The human response to this geological and climatic reality is reshaping Tuvalu’s social geography. Adaptation strategies are heroic: building sea walls from scarce resources, importing sand to replenish beaches, experimenting with raised garden beds, and installing rainwater catchment systems. There is fierce determination to preserve sovereignty and culture.
Yet, the reality of displacement is already present. A significant diaspora community exists in New Zealand, Australia, and Fiji. In a groundbreaking move, the government has pursued legal avenues to ensure statehood and maritime rights persist even if the land becomes uninhabitable. They are also digitally preserving their culture and topography, creating a "digital nation" as an archive and potential future counterpart. The concept of "migration with dignity" is a central, poignant pillar of national policy.

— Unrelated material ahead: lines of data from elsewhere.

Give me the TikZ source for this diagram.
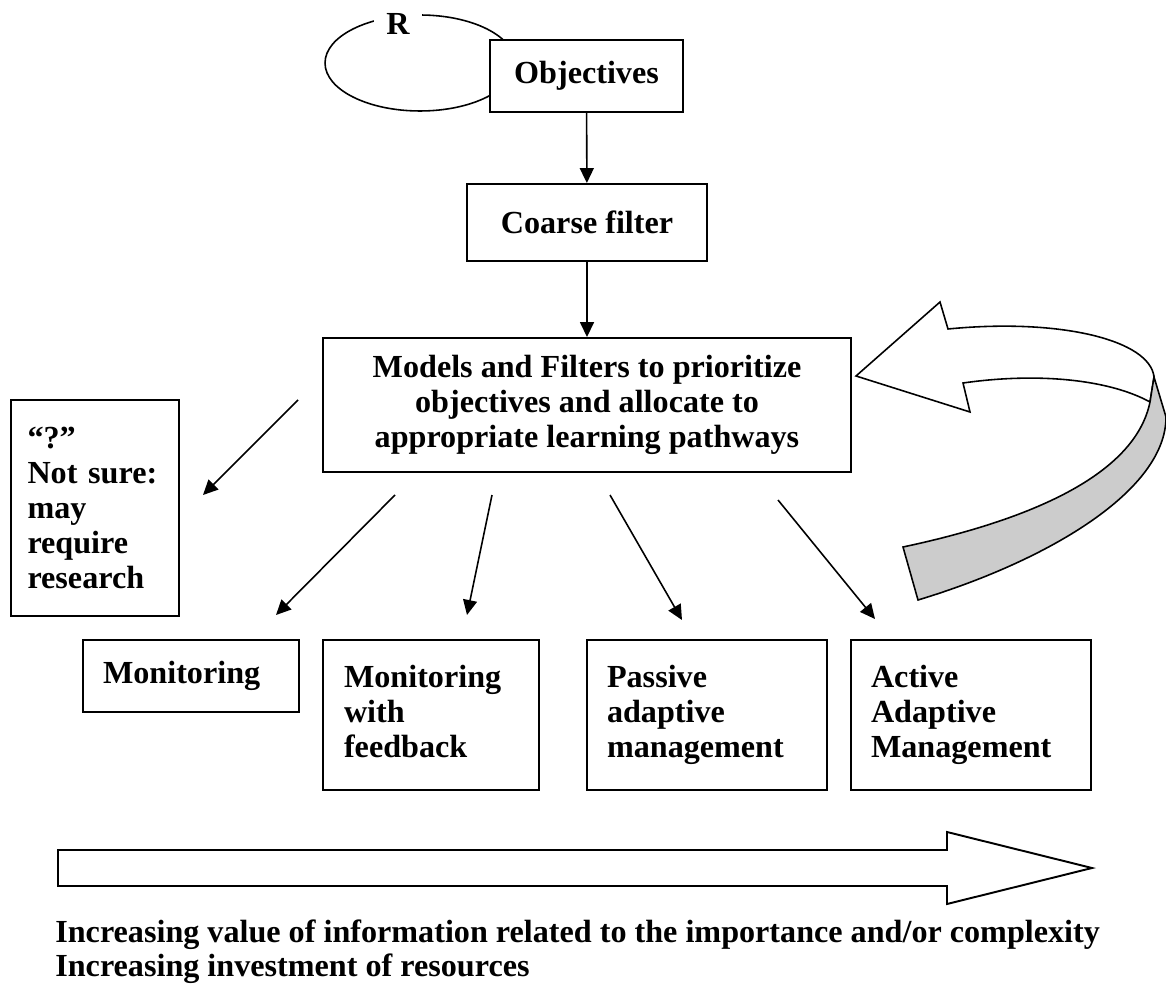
\documentclass[tikz,border=0pt]{standalone}
\usepackage{fontspec}
\setmainfont{Liberation Serif}
\usetikzlibrary{arrows.meta,calc}

\begin{document}
\begin{tikzpicture}[x=0.02cm,y=-0.02cm,
  txt/.style={font=\fontsize{18.3}{19.9}\selectfont\bfseries},
  box/.style={txt,draw,line width=1.1pt,fill=white},
  tbox/.style={box,align=left,inner xsep=0.4cm},
  link/.style={line width=0.9pt,-{Triangle[length=0.3cm,width=0.28cm]}}]
\useasboundingbox (0,0) rectangle (1166,986);
% loop round the objectives
\draw[line width=0.9pt] (420,63) ellipse [x radius=1.9cm,y radius=0.96cm];
\node[txt,fill=white,inner sep=0pt,minimum width=0.96cm,minimum height=0.5cm] (r) at (398,24) {R};
\node[box,minimum width=3.86cm,minimum height=1.44cm] (obj) at (586.5,76) {Objectives};
\node[box,minimum width=4.8cm,minimum height=1.54cm] (coarse) at (587,222.5) {Coarse filter};
\node[box,align=center,minimum width=10.56cm,minimum height=2.68cm] (models) at (587,405) {Models and Filters to prioritize\\ objectives and allocate to\\ appropriate learning pathways};
\node[tbox,text width=2.7cm,inner xsep=0.33cm,minimum height=4.32cm] (unsure) at (95,508) {“?”\\ Not sure:\\ may\\ require\\ research};
% learning pathways
\node[tbox,text width=3.52cm,minimum height=1.44cm] (mon) at (191,676) {Monitoring};
\node[tbox,text width=3.48cm,inner xsep=0.42cm,minimum height=3cm] (monfb) at (431,715) {Monitoring\\ with\\ feedback\vphantom{g}};
\node[tbox,text width=4cm,minimum height=3cm] (passive) at (707,715) {Passive\\ adaptive\\ management};
\node[tbox,text width=4cm,minimum height=3cm] (active) at (971,715) {Active\\ Adaptive\\ Management};

\draw[link] (obj) -- (coarse);
\draw[link] (coarse) -- (models);
\coordinate (m1) at (298,400); \coordinate (q) at (203,495);
\coordinate (m2) at (395,495); \coordinate (p1) at (276,615);
\coordinate (m3) at (492,495); \coordinate (p2) at (467,615);
\coordinate (m4) at (610,495); \coordinate (p3) at (682,620);
\coordinate (m5) at (778,500); \coordinate (p4) at (875,619);
\foreach \a/\b in {m1/q,m2/p1,m3/p2,m4/p3,m5/p4}
  \draw[link] (\a) -- (\b);

% feedback arrow back to the models
\draw[line width=0.9pt,fill=white] (856,376) -- (940,302) -- (948,329)
  .. controls (1060,318) and (1150,340) .. (1154,377) -- (1150,402)
  .. controls (1110,380) and (1040,372) .. (963,383) -- (970,412) -- cycle;
\draw[line width=0.9pt,fill=black!20] (1154,377) -- (1166,417)
  .. controls (1166,490) and (1050,560) .. (918,600) -- (903,547)
  .. controls (1030,520) and (1135,475) .. (1150,402) -- cycle;

% scale of effort
\draw[line width=1.1pt] (58,850) -- (947,850) -- (947,832) -- (1092,868) -- (947,904) -- (947,886) -- (58,886) -- cycle;
\node[txt,anchor=base west,align=left,inner sep=0pt,font=\fontsize{18.3}{18.8}\selectfont\bfseries] (gain) at (55,976) {Increasing value of information related to the importance and/or complexity\\ Increasing investment of resources};
\end{tikzpicture}
\end{document}
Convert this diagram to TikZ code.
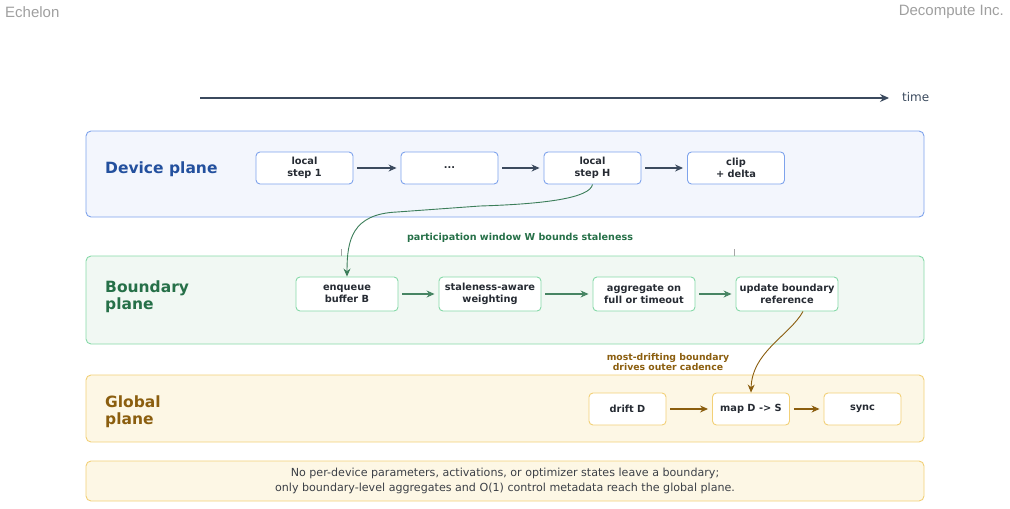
\documentclass[tikz,border=0pt]{standalone}
\usepackage{fontspec}
\setmainfont{DejaVu Sans}
\newfontfamily\headfont{Liberation Sans}
\usetikzlibrary{arrows.meta,positioning}
\definecolor{SlateInk}{HTML}{3B4A5E}
\definecolor{TextInk}{HTML}{262B33}
\definecolor{DevLine}{HTML}{7EA3EC}
\definecolor{DevFill}{HTML}{F3F6FD}
\definecolor{DevText}{HTML}{23509E}
\definecolor{BndLine}{HTML}{86D9A8}
\definecolor{BndFill}{HTML}{F1F8F3}
\definecolor{BndText}{HTML}{267048}
\definecolor{GlbLine}{HTML}{F2D077}
\definecolor{GlbFill}{HTML}{FDF7E5}
\definecolor{GlbText}{HTML}{8B5E0F}

\begin{document}
\begin{tikzpicture}[x=1pt,y=-1pt,
    plane/.style={draw,rounded corners=5pt,line width=0.9pt,minimum width=838pt,inner sep=0pt},
    planetitle/.style={anchor=west,align=left,inner sep=0pt,font=\bfseries\fontsize{15.5}{16.5}\selectfont},
    stepbox/.style={draw,rounded corners=4pt,fill=white,line width=0.9pt,align=center,
      text=TextInk,font=\bfseries\fontsize{9.8}{11.8}\selectfont,inner sep=0pt},
    flow/.style={-{Stealth[length=8pt,width=7pt]},line width=1.1pt,shorten >=4pt,shorten <=4pt},
  ]
    \useasboundingbox (0,0) rectangle (1010,509);
    % header
    \node[anchor=west,inner sep=0pt,text=gray!75,font=\headfont\fontsize{15}{16}\selectfont] (brand) at (5,12) {Echelon};
    \node[anchor=east,inner sep=0pt,text=gray!75,font=\headfont\fontsize{15}{16}\selectfont] (org) at (1004,12) {Decompute Inc.};
    % time axis
    \coordinate (t0) at (200,98);
    \coordinate (t1) at (889,98);
    \draw[SlateInk,line width=1.1pt,-{Stealth[length=9pt,width=8pt]}] (t0) -- (t1);
    \node[anchor=west,inner sep=0pt,text=SlateInk,font=\fontsize{12}{13}\selectfont] (tlab) at (902,97) {time};

    % planes
    \node[plane,draw=DevLine,fill=DevFill,minimum height=86pt] (dev) at (505,174) {};
    \node[plane,draw=BndLine,fill=BndFill,minimum height=88pt] (bnd) at (505,300) {};
    \node[plane,draw=GlbLine,fill=GlbFill,minimum height=67pt] (glb) at (505,408.5) {};
    \node[plane,draw=GlbLine,fill=GlbFill,minimum height=40pt,align=center,text=TextInk!90,
      font=\fontsize{11.1}{15}\selectfont] (note) at (505,481)
      {No per-device parameters, activations, or optimizer states leave a boundary;\\
       only boundary-level aggregates and O(1) control metadata reach the global plane.};

    \node[planetitle,text=DevText] (devt) at (105,169.5) {Device plane};
    \node[planetitle,text=BndText] (bndt) at (105,296.5) {Boundary\\plane};
    \node[planetitle,text=GlbText] (glbt) at (105,411.5) {Global\\plane};

    % device plane
    \foreach \n/\x/\lab in {d1/304.5/{local\\step 1},d2/449.5/{...},d3/592.5/{local\\step H},d4/736/{clip\\+ delta}}{
      \node[stepbox,draw=DevLine,minimum width=97pt,minimum height=32pt] (\n) at (\x,168) {\lab};
    }
    \foreach \a/\b in {d1/d2,d2/d3,d3/d4}{
      \draw[flow,SlateInk] (\a) -- (\b);
    }

    % boundary plane
    \foreach \n/\x/\lab in {b1/347/{enqueue\\buffer B},b2/490/{staleness-aware\\weighting},
        b3/644/{aggregate on\\full or timeout},b4/787/{update boundary\\reference}}{
      \node[stepbox,draw=BndLine,minimum width=102pt,minimum height=34pt] (\n) at (\x,294) {\lab};
    }
    \foreach \a/\b in {b1/b2,b2/b3,b3/b4}{
      \draw[flow,BndText!85] (\a) -- (\b);
    }
    \node[text=BndText,font=\bfseries\fontsize{9.6}{10}\selectfont] (win) at (520,238)
      {participation window W bounds staleness};
    \coordinate (wl) at (341,249);
    \coordinate (wr) at (734,249);
    \draw[gray!70,line width=0.8pt] (wl) -- ++(0,7) (wr) -- ++(0,7);

    % global plane
    \foreach \n/\x/\lab in {g1/627.5/{drift D},g2/751/{map D -> S},g3/862.5/{sync}}{
      \node[stepbox,draw=GlbLine,minimum width=77pt,minimum height=32pt] (\n) at (\x,409) {\lab};
    }
    \foreach \a/\b in {g1/g2,g2/g3}{
      \draw[flow,GlbText] (\a) -- (\b);
    }
    \node[align=center,text=GlbText,font=\bfseries\fontsize{9.3}{10.5}\selectfont] (cad) at (668,362)
      {most-drifting boundary\\drives outer cadence};

    % hand-offs between planes
    \draw[BndText!90,line width=0.9pt,-{Stealth[length=8pt,width=7pt]}]
      (d3.south) .. controls (590,198) and (545,204) .. (480,206)
      -- (397,212) .. controls (352,214) and (347,240) .. (b1.north);
    \draw[GlbText,line width=0.9pt,-{Stealth[length=8pt,width=7pt]}]
      ([xshift=16pt]b4.south) .. controls (790,335) and (752,352) .. (g2.north);
\end{tikzpicture}
\end{document}
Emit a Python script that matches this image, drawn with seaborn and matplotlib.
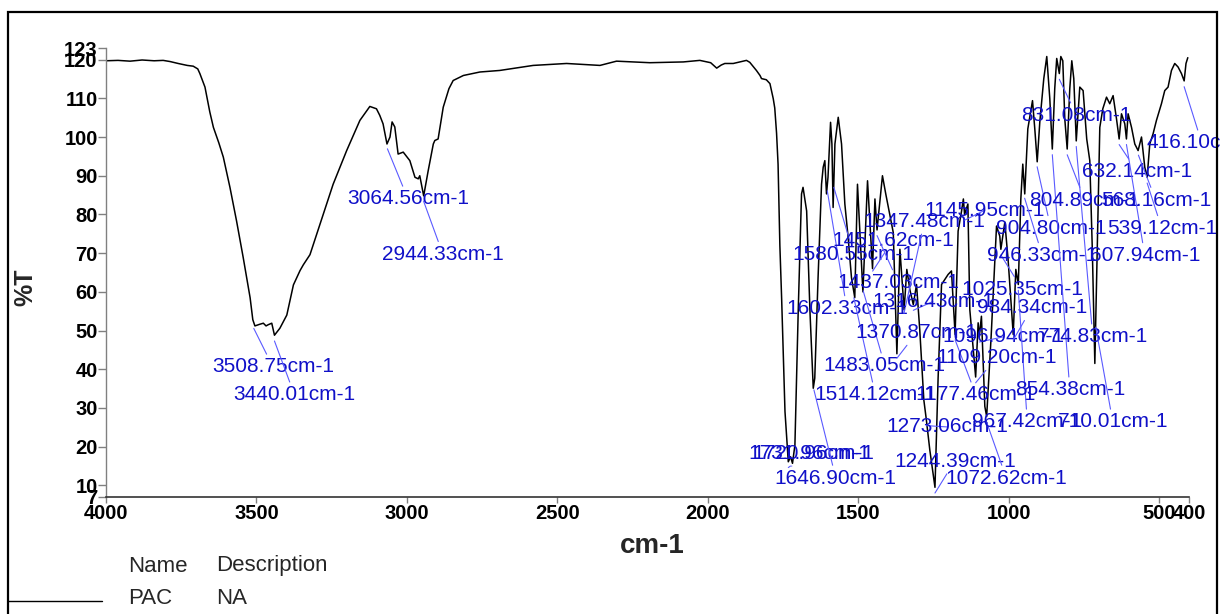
import numpy as np
import pandas as pd
import matplotlib
matplotlib.use("Agg")
import matplotlib.pyplot as plt
import seaborn as sns
from matplotlib.lines import Line2D
from matplotlib.patches import Rectangle

# ---------------- data ----------------
wavenumber = [
    4000, 3960, 3920, 3880, 3840, 3810, 3787, 3760, 3730, 3710, 3695, 3688, 3671, 3655, 3643,
    3625, 3610, 3588, 3566, 3544, 3521, 3512, 3505, 3490, 3477, 3468, 3461, 3449, 3440, 3422,
    3399, 3377, 3355, 3344, 3322, 3289, 3245, 3200, 3156, 3123, 3101, 3090, 3079, 3066, 3056,
    3049, 3040, 3029, 3012, 2990, 2973, 2962, 2957, 2944, 2929, 2912, 2907, 2896, 2879, 2860,
    2846, 2812, 2757, 2691, 2580, 2469, 2358, 2303, 2192, 2081, 2026, 1990, 1970, 1955, 1943,
    1915, 1871, 1860, 1838, 1826, 1821, 1805, 1793, 1782, 1777, 1771, 1766, 1760, 1754, 1743,
    1732, 1724.5, 1718, 1710, 1699, 1688, 1683, 1671, 1660, 1649, 1644, 1633, 1621.5, 1616,
    1610.5, 1605, 1600, 1591.5, 1587, 1583, 1577, 1566, 1555, 1544, 1533, 1522, 1511, 1502,
    1484, 1468.6, 1452, 1444, 1437, 1419, 1408, 1383, 1371, 1361, 1347, 1338, 1328, 1316.5,
    1305.7, 1295, 1281.5, 1273, 1261.5, 1244.4, 1234, 1222.6, 1200.7, 1189.6, 1177.5, 1167.5,
    1156, 1150, 1146, 1135, 1128.6, 1109.2, 1100.9, 1097, 1090, 1078.7, 1072.6, 1057.7, 1039.8,
    1029, 1025.4, 1012.2, 1001.4, 984.3, 975.7, 967.4, 959, 952.5, 946, 935.8, 920.2, 912.6,
    904.6, 896, 882.7, 872.8, 862.7, 854.4, 846.3, 839.7, 831.1, 826.1, 819.5, 812.9, 804.9,
    796.3, 789.6, 783, 774.8, 763, 752, 740, 729.8, 721.4, 713, 704.9, 696.5, 686.5, 674.2,
    663.4, 652.3, 641, 632.2, 624.4, 613.4, 608, 602.4, 591.1, 580.2, 569.2, 557.9, 547, 539.1,
    530.4, 519.5, 508.2, 491.6, 480.6, 469.6, 458.3, 447.4, 436.4, 425.1, 416.1, 410, 404,
]
transmittance = [
    119.7, 119.8, 119.6, 119.9, 119.7, 119.8, 119.5, 119.0, 118.5, 118.3, 117.6, 116.4, 112.9, 106.5, 102.5,
    98.5, 94.8, 87.0, 78.3, 68.9, 58.5, 52.8, 51.2, 51.6, 51.9, 51.2, 51.5, 51.9, 48.8, 50.6,
    54.0, 61.8, 65.5, 67.0, 69.6, 77.4, 87.8, 96.5, 104.3, 107.9, 107.3, 105.6, 103.4, 98.2, 100.0,
    103.9, 102.6, 95.6, 96.1, 93.9, 89.6, 89.2, 90.0, 84.8, 91.3, 98.2, 99.1, 99.5, 107.7, 112.5,
    114.6, 115.9, 116.8, 117.2, 118.5, 119.0, 118.5, 119.6, 119.2, 119.4, 119.8, 119.2, 117.8, 118.6, 119.0,
    119.0, 119.8, 119.3, 117.2, 115.9, 115.1, 114.8, 113.8, 109.9, 107.5, 101.0, 93.0, 72.0, 58.0, 29.1,
    16.1, 17.4, 15.7, 20.4, 55.0, 85.3, 87.0, 80.9, 55.0, 35.1, 37.7, 63.7, 87.8, 92.2,
    93.9, 85.3, 89.6, 103.8, 98.2, 81.8, 98.2, 105.1, 98.2, 82.7, 74.0, 63.7, 58.5, 87.8,
    60.0, 88.7, 66.0, 84.0, 76.0, 90.0, 85.3, 75.3, 44.0, 71.0, 55.4, 65.8, 60.6, 56.7,
    61.9, 50.2, 32.1, 26.9, 19.1, 9.5, 37.7, 61.9, 64.5, 65.4, 49.0, 75.7,
    80.9, 84.0, 80.0, 82.7, 55.4, 38.0, 52.0, 48.5, 53.7, 30.4, 27.8, 48.5, 77.0,
    74.4, 71.0, 78.0, 68.4, 49.0, 65.8, 61.9, 84.0, 93.0, 85.3, 102.1, 109.4, 102.1,
    93.6, 103.8, 115.1, 120.8, 109.9, 96.9, 112.5, 120.3, 116.4, 120.8, 119.7, 104.7, 96.9,
    112.5, 119.7, 115.1, 99.0, 112.9, 112.0, 99.5, 93.9, 71.0, 41.5, 71.0, 102.5, 107.3, 110.3,
    108.6, 110.7, 104.7, 99.5, 106.0, 103.4, 99.5, 106.0, 102.5, 98.2, 96.5, 100.0, 92.2, 89.6,
    98.2, 100.8, 104.3, 108.6, 112.0, 112.9, 117.2, 119.0, 118.1, 116.4, 114.5, 119.0, 120.5,
]

peak_wavenumbers = [
    3508.75, 3440.01, 3064.56, 2944.33, 1731.96, 1720.96, 1646.90, 1602.33, 1580.55,
    1514.12, 1483.05, 1451.62, 1437.03, 1370.87, 1347.48, 1316.43, 1273.06, 1244.39,
    1177.46, 1145.95, 1109.20, 1096.94, 1072.62, 1025.35, 984.34, 967.42, 946.33,
    904.80, 854.38, 831.08, 804.89, 774.83, 710.01, 632.14, 607.94, 568.16, 539.12, 416.10,
]
# label text positions (x in cm-1, y in %T)
label_x = [
    3445, 3373.5, 2996.3, 2880, 1663.6, 1650.3, 1574, 1537.4, 1514,
    1442.6, 1411, 1384.5, 1366.2, 1304.7, 1279.8, 1251.5, 1203.4, 1178.4,
    1108.6, 1078.7, 1040.5, 1015.6, 1007.3, 954.1, 922.5, 937.5, 887.6,
    859.4, 796.2, 773, 746.4, 719.8, 653.3, 572, 547, 510.4, 490.5, 357.6,
]
label_y = [
    40.6, 33.4, 84.0, 69.7, 18.3, 18.3, 11.9, 55.7, 69.7,
    33.4, 40.9, 73.3, 62.4, 49.5, 78.2, 57.5, 25.1, 16.3,
    33.4, 81.1, 43.0, 48.4, 11.9, 60.6, 55.9, 26.4, 69.4,
    76.4, 34.7, 105.5, 83.7, 48.4, 26.4, 91.0, 69.4, 83.7, 76.4, 98.5,
]

x_ticks = [4000, 3500, 3000, 2500, 2000, 1500, 1000, 500, 400]
y_ticks = [7, 10, 20, 30, 40, 50, 60, 70, 80, 90, 100, 110, 120, 123]
x_title = "cm-1"
y_title = "%T"
legend_header = ["Name", "Description"]
legend_row = ["PAC", "NA"]

# ---------------- figure ----------------
sns.set_theme(style="ticks")
plt.rcParams["font.family"] = ["Liberation Sans", "DejaVu Sans"]

W, H = 1220, 614
fig = plt.figure(figsize=(W / 100, H / 100), dpi=100)
ax = fig.add_axes([106 / W, 1 - 497 / H, (1189 - 106) / W, 449 / H])

df = pd.DataFrame({"wavenumber": wavenumber, "T": transmittance})
sns.lineplot(data=df, x="wavenumber", y="T", sort=False, estimator=None,
             color="black", linewidth=1.1, ax=ax)

ax.set_xlim(4000, 400)
ax.set_ylim(7, 123)
ax.set_xticks(x_ticks, labels=[str(t) for t in x_ticks], fontweight="bold", fontsize=14.5)
ax.set_yticks(y_ticks, labels=[str(t) for t in y_ticks], fontweight="bold", fontsize=14.5)
ax.tick_params(axis="y", direction="out", length=5.5, width=1, color="#808080", pad=0.5, labelcolor="black")
ax.tick_params(axis="x", direction="out", length=4, width=1, color="#808080", pad=1.0, labelcolor="black")
for s in ("top", "right"):
    ax.spines[s].set_visible(False)
ax.spines["left"].set_color("#808080")
ax.spines["left"].set_linewidth(1.0)
ax.spines["bottom"].set_color("#333333")
ax.spines["bottom"].set_linewidth(1.2)

ax.set_xlabel(x_title, fontsize=20, fontweight="bold")
ax.xaxis.set_label_coords(0.504, -0.080)
ax.set_ylabel(y_title, fontsize=18, fontweight="bold")
ax.yaxis.set_label_coords(-0.063, 0.468)

wn_rev = np.array(wavenumber)[::-1]
t_rev = np.array(transmittance)[::-1]
for wn, tx, ty in zip(peak_wavenumbers, label_x, label_y):
    t_curve = float(np.interp(wn, wn_rev, t_rev))
    ax.annotate(f"{wn:.2f}cm-1", xy=(wn, t_curve - 1.5), xytext=(tx, ty),
                textcoords="data", ha="center", va="center", fontsize=15,
                color="#1010c8",
                arrowprops=dict(arrowstyle="-", color="#5a5aff", lw=0.8,
                                shrinkA=0, shrinkB=0),
                annotation_clip=False)

# outer frame
fig.add_artist(Rectangle((8 / W, -0.05), (1217 - 8) / W, 1 - 12 / H + 0.05,
                         transform=fig.transFigure, fill=False, lw=1.6,
                         ec="black", clip_on=False))

# legend table
fig.text(128 / W, 1 - 566 / H, legend_header[0], fontsize=16, va="center", ha="left")
fig.text(216 / W, 1 - 566 / H, legend_header[1], fontsize=16, va="center", ha="left")
fig.text(128 / W, 1 - 599 / H, legend_row[0], fontsize=16, va="center", ha="left")
fig.text(216 / W, 1 - 599 / H, legend_row[1], fontsize=16, va="center", ha="left")
fig.add_artist(Line2D([8 / W, 102 / W], [1 - 601 / H, 1 - 601 / H],
                      transform=fig.transFigure, color="black", lw=1.0))

fig.savefig("out.png", dpi=100)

Tuvalu’s geography and geology have always dictated a life of adaptation. Its people are masters of reading the waves, the winds, and the limited resources of a coral atoll. Today, however, they face a change of a different magnitude and origin—one driven by global industrial emissions far beyond their shores. The story of Tuvalu is no longer just a geological tale of coral building upon a sinking volcano. It has become a human parable, a stark geographical testament to the interconnectedness of our world. The fate of these nine flecks of coral is a direct measure of the world’s commitment to action. To look at a map of Tuvalu is to see a mirror held up to our collective future; what happens there, will, in time, echo on shores everywhere. The waves lapping at Funafuti’s shores are sounding a global alarm, written in the ancient language of coral and sea.